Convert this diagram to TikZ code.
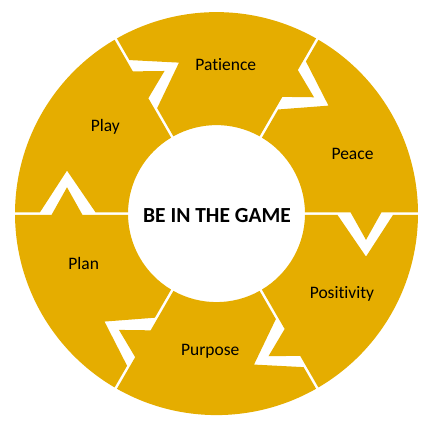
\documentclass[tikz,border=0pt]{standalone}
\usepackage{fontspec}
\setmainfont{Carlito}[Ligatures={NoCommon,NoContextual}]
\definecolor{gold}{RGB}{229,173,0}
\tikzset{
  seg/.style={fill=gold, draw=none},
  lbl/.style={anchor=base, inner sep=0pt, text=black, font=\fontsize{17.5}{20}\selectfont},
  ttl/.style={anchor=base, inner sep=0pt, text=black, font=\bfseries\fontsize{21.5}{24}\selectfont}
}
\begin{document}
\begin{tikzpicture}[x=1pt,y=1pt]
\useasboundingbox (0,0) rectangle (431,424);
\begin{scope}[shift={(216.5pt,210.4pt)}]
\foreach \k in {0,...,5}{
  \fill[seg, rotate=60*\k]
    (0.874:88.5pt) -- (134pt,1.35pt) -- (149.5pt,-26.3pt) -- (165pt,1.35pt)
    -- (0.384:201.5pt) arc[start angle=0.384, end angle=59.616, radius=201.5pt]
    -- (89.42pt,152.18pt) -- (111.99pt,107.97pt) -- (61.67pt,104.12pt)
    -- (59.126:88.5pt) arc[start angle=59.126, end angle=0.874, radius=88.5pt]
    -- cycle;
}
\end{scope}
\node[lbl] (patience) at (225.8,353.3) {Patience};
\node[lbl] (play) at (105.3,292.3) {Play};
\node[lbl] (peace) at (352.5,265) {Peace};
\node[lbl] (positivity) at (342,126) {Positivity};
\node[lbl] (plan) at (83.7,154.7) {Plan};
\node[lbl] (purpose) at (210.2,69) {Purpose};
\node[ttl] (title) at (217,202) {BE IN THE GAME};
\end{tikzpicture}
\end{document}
......
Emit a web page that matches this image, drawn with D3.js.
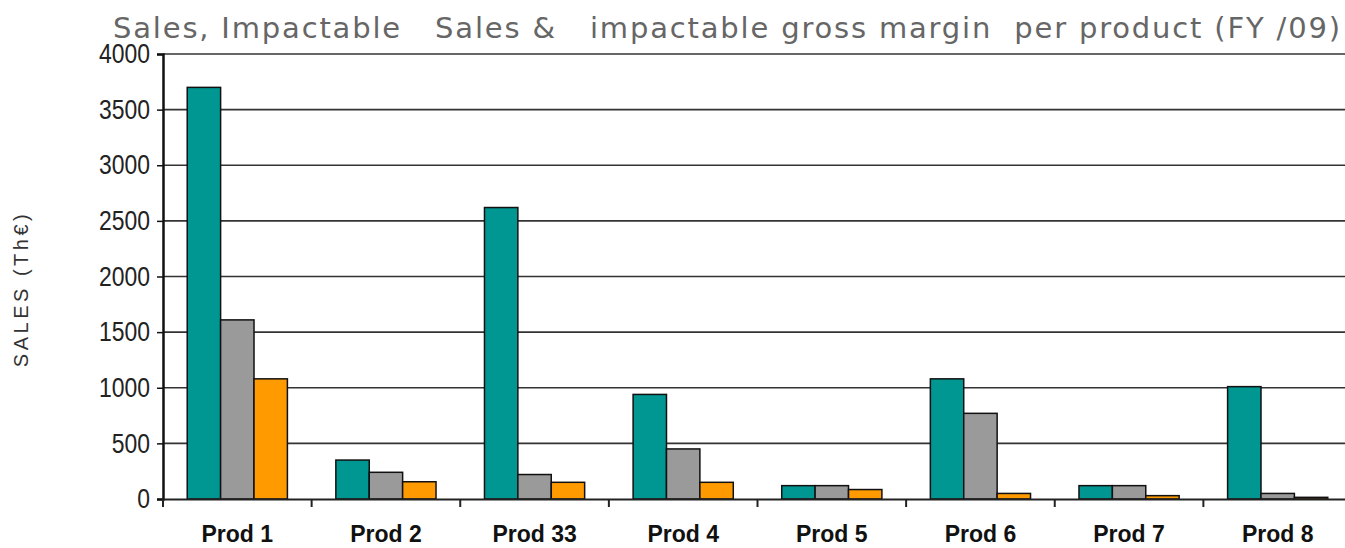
......
## What you have to do
From the listing, copy every line where the string "this" appears.

## Result of the task
Convert this diagram to TikZ code.
Emit a web page that matches this image, drawn with D3.js.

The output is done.